Emissionshandel auch für Airlines

Die EU-Kommission will die Treibhausgase im Flugverkehr reduzieren und strebt die gleichen Regeln wie für die Industrie an. Die Firmen hätten lieber größere Flughäfen

BRÜSSEL taz ■ Die EU-Kommission will einen weiteren Schritt im Emissionshandel gehen und ab 2008 auch den gesamten europäischen Flugverkehr einbeziehen. Das erklärte der EU-Umweltkommissar Starvos Dimas gestern in Straßburg. „Der Flug-Boom bringt einen enormen Anstieg der CO2-Gase mit sich und deshalb müssen die Fluggesellschaften ihren Teil zur Reduzierung der Treibhausgase leisten.“

Das Prinzip wäre dann das gleiche wie für die übrige europäische Industrie, die bereits seit Anfang des Jahres am Emissionshandel teilnimmt: Die Fluggesellschaften bekommen ein gewisses Kontingent an Emissionen und müssen sich – falls sie diese Grenzen überschreiten – zusätzliche Mengen dazukaufen. Die Kommission will auf diese Weise den Ausstoß von Treibhausgasen im Flugverkehr bis 2012 um 17 Prozent verringern. Die Regelung soll für alle Flüge gelten, die von einem EU-Flughafen starten.

Die Emissionen des internationalen Flugverkehrs in Europa machen zurzeit etwa 3 Prozent des gesamten Treibhausgas-Ausstoßes aus. Allerdings wächst der Flugverkehr rasant. „Bis 2012 rechnen wir in diesem Sektor mit einem Anstieg der Treibhausgase von rund 150 Prozent“, sagte eine Kommissionssprecherin. Dazu kommt ein weiteres Problem: Vom Kioto-Protokoll werden nur Inlandsflüge erfasst. Für die internationalen Verbindungen gibt es bisher keine Programme zum Klimaschutz.

Umweltverbände kritisieren die Pläne der Kommission als wenig effizient. Abgaben auf Flugtickets oder eine Kerosinsteuer wären sinnvoller gewesen. „Der Emissionshandel ist die billigste Lösung für die Fluggesellschaften, und die vom Tourismus abhängigen Mitgliedsländer wie Italien und Spanien werden versuchen, den Handel möglichst großzügig zu gestalten“, sagt Jan Kowalzig von Friends of the Earth Europe.

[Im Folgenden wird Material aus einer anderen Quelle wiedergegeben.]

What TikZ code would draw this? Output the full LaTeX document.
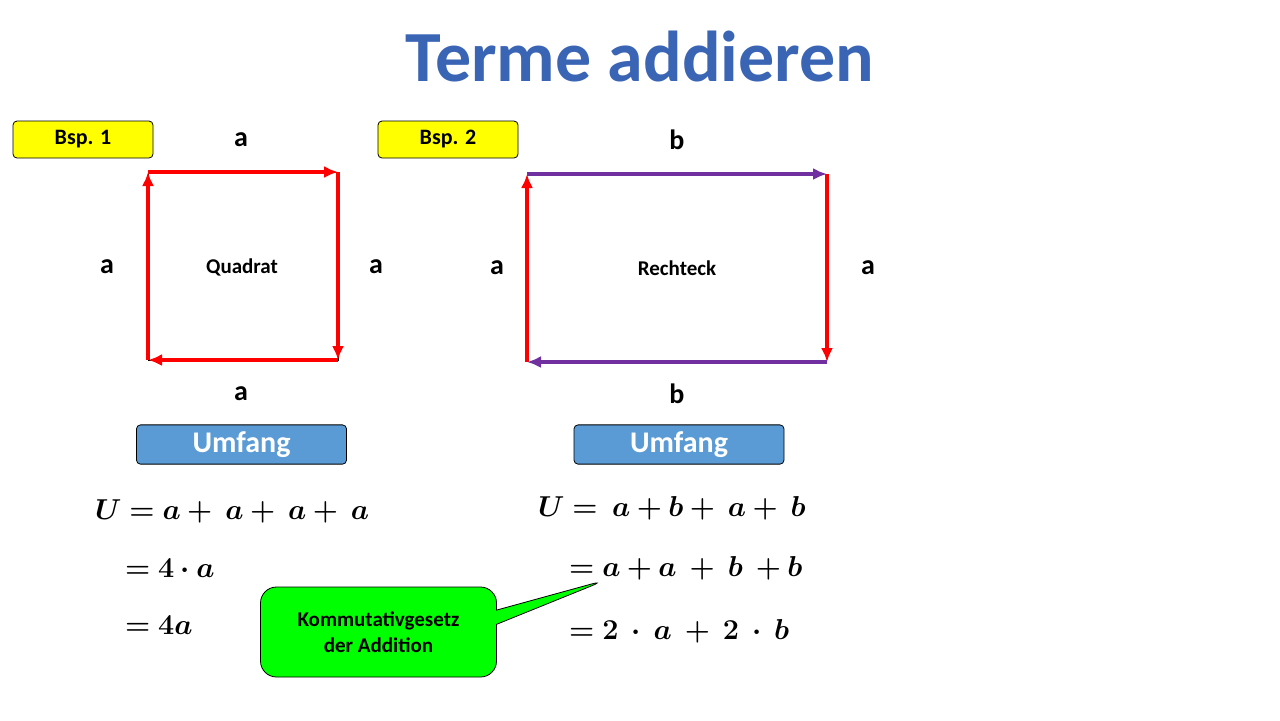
\documentclass[tikz,border=0pt]{standalone}
\usepackage{amsmath,bm}
\usepackage{fontspec}
\setmainfont{Carlito}
\usetikzlibrary{positioning,shapes.callouts,arrows.meta}
\definecolor{bspyellow}{RGB}{255,255,0}
\definecolor{umfangblue}{RGB}{91,155,213}
\definecolor{titleblue}{RGB}{58,100,180}
\definecolor{arrowred}{RGB}{255,0,0}
\definecolor{arrowpurple}{RGB}{112,48,160}
\definecolor{calloutgreen}{RGB}{0,255,0}

\begin{document}
\begin{tikzpicture}[x=0.5pt,y=-0.5pt,
  bspbox/.style={rectangle, rounded corners=2pt, draw=black, fill=bspyellow, minimum width=70pt, minimum height=18.5pt, font=\bfseries\fontsize{11}{13}\selectfont},
  umfangbox/.style={rectangle, rounded corners=2pt, draw=black, fill=umfangblue, text=white, minimum width=105pt, minimum height=18.5pt, font=\bfseries\fontsize{15}{17}\selectfont},
  sidelabel/.style={font=\bfseries\fontsize{14}{16}\selectfont},
  shapelabel/.style={font=\bfseries\fontsize{10.5}{12}\selectfont},
  side/.style={line width=2pt, -{Latex[length=7pt,width=6pt]}},
  eq/.style={anchor=west, font=\fontsize{14.5}{17}\selectfont}]
\useasboundingbox (0,0) rectangle (1280,720);

% title
\node[font=\bfseries\fontsize{36}{40}\selectfont, text=titleblue] (title) at (640,56) {Terme addieren};

% Bsp. 1
\node[bspbox] (bsp1) at (83,139.5) {Bsp. 1};
\coordinate (q1) at (148,172);
\coordinate (q2) at (338,172);
\coordinate (q3) at (338,360);
\coordinate (q4) at (148,360);
\draw[thin] (q1) rectangle (q3);
\draw[side, arrowred] (q4) -- (q1);
\draw[side, arrowred] (q1) -- (q2);
\draw[side, arrowred] (q2) -- (q3);
\draw[side, arrowred] (q3) -- (q4);
\node[sidelabel] (qa1) at (241,140) {a};
\node[sidelabel] (qa2) at (107,267) {a};
\node[sidelabel] (qa3) at (376,267) {a};
\node[sidelabel] (qa4) at (241,394) {a};
\node[shapelabel] (quadrat) at (242,267) {Quadrat};
\node[umfangbox] (umfang1) at (241.5,444.5) {Umfang};

% Bsp. 2
\node[bspbox] (bsp2) at (448,139.5) {Bsp. 2};
\coordinate (r1) at (527,174);
\coordinate (r2) at (827,174);
\coordinate (r3) at (827,362);
\coordinate (r4) at (527,362);
\draw[side, arrowred] (r4) -- (r1);
\draw[side, arrowpurple] (r1) -- (r2);
\draw[side, arrowred] (r2) -- (r3);
\draw[side, arrowpurple] (r3) -- (r4);
\node[sidelabel] (rb1) at (677,140) {b};
\node[sidelabel] (ra2) at (497,268) {a};
\node[sidelabel] (ra3) at (868,268) {a};
\node[sidelabel] (rb4) at (677,394) {b};
\node[shapelabel] (rechteck) at (677,268) {Rechteck};
\node[umfangbox] (umfang2) at (679,444.5) {Umfang};

% equations
\node[eq] (eq1a) at (88,511) {$\bm{U=a+\ a+\ a+\ a}$};
\node[eq] (eq1b) at (118,568) {$\bm{=4\cdot a}$};
\node[eq] (eq1c) at (118,625) {$\bm{=4a}$};
\node[eq] (eq2a) at (531,508) {$\bm{U=\ a+b+\ a+\ b}$};
\node[eq] (eq2b) at (562,568) {$\bm{=a+a\ +\ b\ +b}$};
\node[eq] (eq2c) at (562,631) {$\bm{=2\ \cdot\ a\ +\ 2\ \cdot\ b}$};
\coordinate (tip) at (606,580);

% callout
\node[rectangle callout, rounded corners=8pt, draw=black, fill=calloutgreen, minimum width=118pt, minimum height=45pt, align=center, font=\bfseries\fontsize{10.5}{13}\selectfont, callout absolute pointer={(tip)}] (kommutativ) at (378.5,632) {Kommutativgesetz\\der Addition};
\end{tikzpicture}
\end{document}
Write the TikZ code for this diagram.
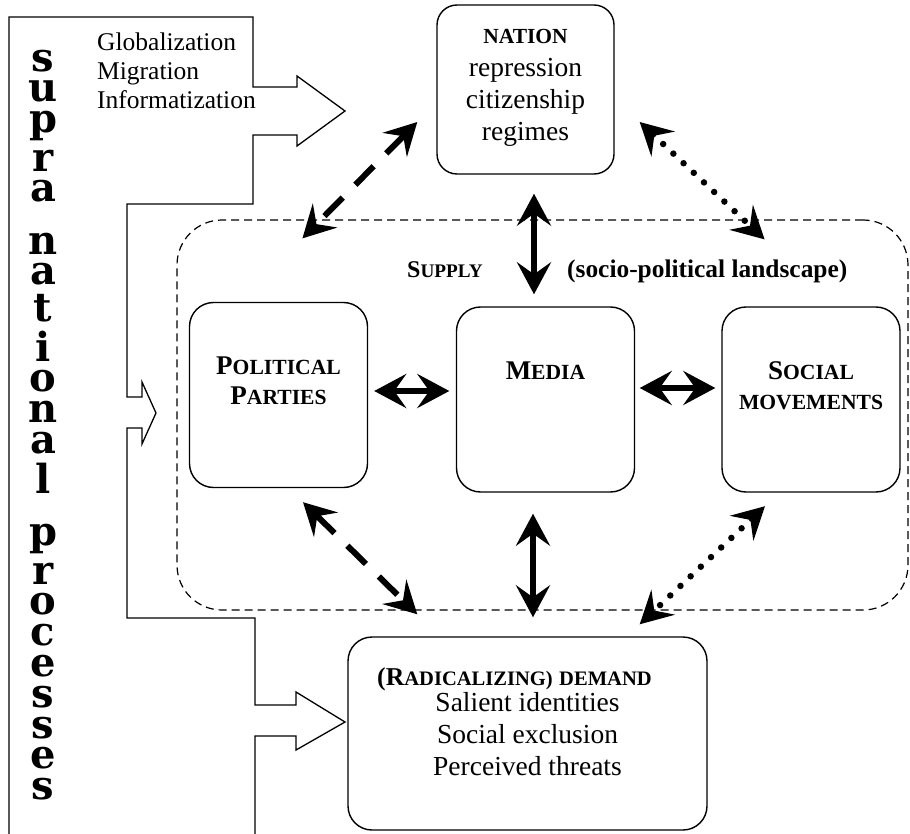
\documentclass[tikz,border=0pt]{standalone}
\usepackage{fontspec}
\setmainfont{Liberation Serif}
\newfontfamily\stackfont{DejaVu Serif}
\usetikzlibrary{positioning,calc,arrows.meta}

\makeatletter
\newcommand\fakesc[2]{#1{\fontsize{\fpeval{0.8*\f@size}}{\f@baselineskip}\selectfont #2}}
\makeatother
\newcommand\vl[1]{\hbox to 40pt{\hss #1\hss}}
\newcommand\vword[1]{\vbox{\baselineskip-1pt\lineskip9pt\lineskiplimit0pt #1}}

\begin{document}
\begin{tikzpicture}[x=1pt,y=-1pt,
	box/.style={draw, line width=1.4pt, rounded corners=24pt, minimum width=178pt, minimum height=185pt, inner sep=0pt},
	region/.style={draw, line width=1.2pt, dash pattern=on 8pt off 5pt, rounded corners=45pt, minimum width=731pt, minimum height=390pt},
	frame/.style={line width=1.3pt},
	both/.style={{Stealth[length=32pt,width=34pt,inset=12pt]}-{Stealth[length=32pt,width=34pt,inset=12pt]}, line width=6pt},
	dashboth/.style={both, dash pattern=on 26pt off 18pt},
	dotboth/.style={both, line width=6.5pt, line cap=round, dash pattern=on 0pt off 14pt},
	head/.style={font=\bfseries\fontsize{27}{30}\selectfont, align=center, inner sep=0pt},
	body/.style={font=\fontsize{27.5}{32}\selectfont, align=center, inner sep=0pt},
	letters/.style={font=\stackfont\bfseries\fontsize{40}{40}\selectfont, inner sep=0pt, anchor=north}]
\useasboundingbox (0,0) rectangle (910,834);

% outer frame with the three open arrows
\draw[frame] (9,834) -- (9,17) -- (253,17) -- (253,87) -- (297,87) -- (297,76) -- (345,111) -- (297,146) -- (297,135) -- (253,135) -- (253,204) -- (127,204)
	-- (127,397) -- (142,397) -- (142,382) -- (156,413) -- (142,444) -- (142,428) -- (127,428) -- (127,618) -- (255,618)
	-- (255,705) -- (296,705) -- (296,692) -- (345,722) -- (296,750) -- (296,736) -- (255,736) -- (255,834);

\node[letters] (supra) at (43,50) {\vword{\vl{s}\vl{u}\vl{p}\vl{r}\vl{a}}};
\node[letters] (national) at (43,233) {\vword{\vl{n}\vl{a}\vl{t}\vl{i}\vl{o}\vl{n}\vl{a}\vl{l}}};
\node[letters] (processes) at (43,524) {\vword{\vl{p}\vl{r}\vl{o}\vl{c}\vl{e}\vl{s}\vl{s}\vl{e}\vl{s}}};

\node[anchor=north west, align=left, inner sep=0pt, font=\fontsize{25.5}{29}\selectfont] (forces) at (97,33) {Globalization\\Migration\\Informatization};

% boxes
\node[region] (supply) at (542.5,415) {};
\node[box, minimum width=177pt, minimum height=169pt, rounded corners=20pt] (nation) at (525.5,89.5) {};
\node[box] (parties) at (278.5,395) {};
\node[box] (media) at (545.5,399.5) {};
\node[box] (social) at (811,399.5) {};
\node[box, minimum width=359pt, minimum height=193pt] (demand) at (527.5,733.5) {};

\node[body, below=25pt of nation.north] (nationtxt) {{\bfseries\fontsize{21.5}{32}\selectfont NATION}\\[1pt]repression\\citizenship\\regimes};
\node[head, below=55pt of parties.north] (partiestxt) {\fakesc{P}{OLITICAL}\\\fakesc{P}{ARTIES}};
\node[head, below=55pt of media.north] (mediatxt) {\fakesc{M}{EDIA}};
\node[head, below=55pt of social.north] (socialtxt) {\fakesc{S}{OCIAL}\\\fakesc{}{MOVEMENTS}};
\node[anchor=base west, inner sep=0pt, font=\bfseries\fontsize{24}{28}\selectfont] (supplytxt) at (407,278) {\fakesc{S}{UPPLY}};
\node[anchor=base west, inner sep=0pt, font=\bfseries\fontsize{25.4}{28}\selectfont] (landscape) at (567,278) {(socio-political landscape)};
\node[body, below=31pt of demand.north] (demandtxt) {{\bfseries\fontsize{25.7}{32}\selectfont\fakesc{(R}{ADICALIZING)} \fakesc{}{DEMAND}\hspace*{26pt}}\\[-6pt]Salient identities\\Social exclusion\\Perceived threats};

% links
\draw[dashboth] ([shift={(-19,32.5)}]nation.west) -- ([shift={(126,19)}]supply.north west);
\draw[both] ([shift={(8.5,19)}]nation.south) -- ([shift={(-11.5,-12)}]media.north);
\draw[dotboth] ([shift={(25,32.5)}]nation.east) -- ([shift={(-144,20)}]supply.north east);
\draw[both] ([shift={(6,-4)}]parties.east) -- ([shift={(-6.5,-8.5)}]media.west);
\draw[both] ([shift={(4.5,-11.5)}]media.east) -- ([shift={(-6,-11.5)}]social.west);
\draw[dashboth] ([shift={(24.5,14)}]parties.south) -- ([shift={(70,-22)}]demand.north west);
\draw[both] ([shift={(-12.5,21)}]media.south) -- ([shift={(5.5,-19)}]demand.north);
\draw[dotboth] ([shift={(-46,13.5)}]social.south) -- ([shift={(-68,-12)}]demand.north east);
\end{tikzpicture}
\end{document}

Die Europäische Vereinigung der Luftfahrtunternehmen und deren Mitglieder, wie zum Beispiel die Lufthansa, verschließen sich nicht grundsätzlich dem Emissionshandel. Allerdings fordern sie die Kommission auf, zuvor andere Möglichkeiten zu prüfen – zum Beispiel die Verbesserung der Infrastruktur auf den europäischen Flughäfen: „Wenn wir keine Warteschleifen fliegen müssen, könnten wir 115.000 Tonnen Kerosin im Jahr sparen. Das entspricht elf Langstreckenflügen von Frankfurt nach New York“, sagt Lufthansa-Sprecher Stefan Schaffrath.

Er zeigte sich zudem überzeugt, dass allein der hohe Kerosinpreis zu weniger CO2-Gasen führen wird. „Wir rechnen in diesem Jahr mit 2,5 Milliarden Euro für Kerosin. 2004 waren es 1,8 Milliarden. Da überlegen sich die Fluggesellschaften sehr schnell, wie sie ihren Verbrauch reduzieren können.“ Lufthansa setzt unter anderem auf den neuen Airbus A 380, der 3 Liter Kerosin pro Passagier auf 100 Kilometern verbrauchen soll.

Die Fluggesellschaften rechnen für den Fall der Umsetzung der Pläne mit einer Erhöhung der Flugpreise. Nach Berechnungen der EU-Kommission würden diese aber höchstens um 9 Euro pro Hin- und Rückflugticket steigen. Als nächster Schritt soll nun ein konkreter Regelungsvorschlag folgen, dem auch das EU-Parlament und die Mitgliedsstaaten zustimmen müssten. Aus dem Parlament wurde bereits Zustimmung signalisiert. Der Vorsitzende des Umweltausschusses, Karl-Heinz Florenz von der Europäischen Volkspartei, bezeichnete die Initiative als „überfällig“. Er warnte zugleich davor, den Flugverkehr in den bestehenden Emissionshandel einzugliedern. „Dann kaufen die großen Fluggesellschaften den mittelständischen Industrieunternehmen die Zertifikate weg.“ Stattdessen solle ein unabhängiges System eingeführt werden.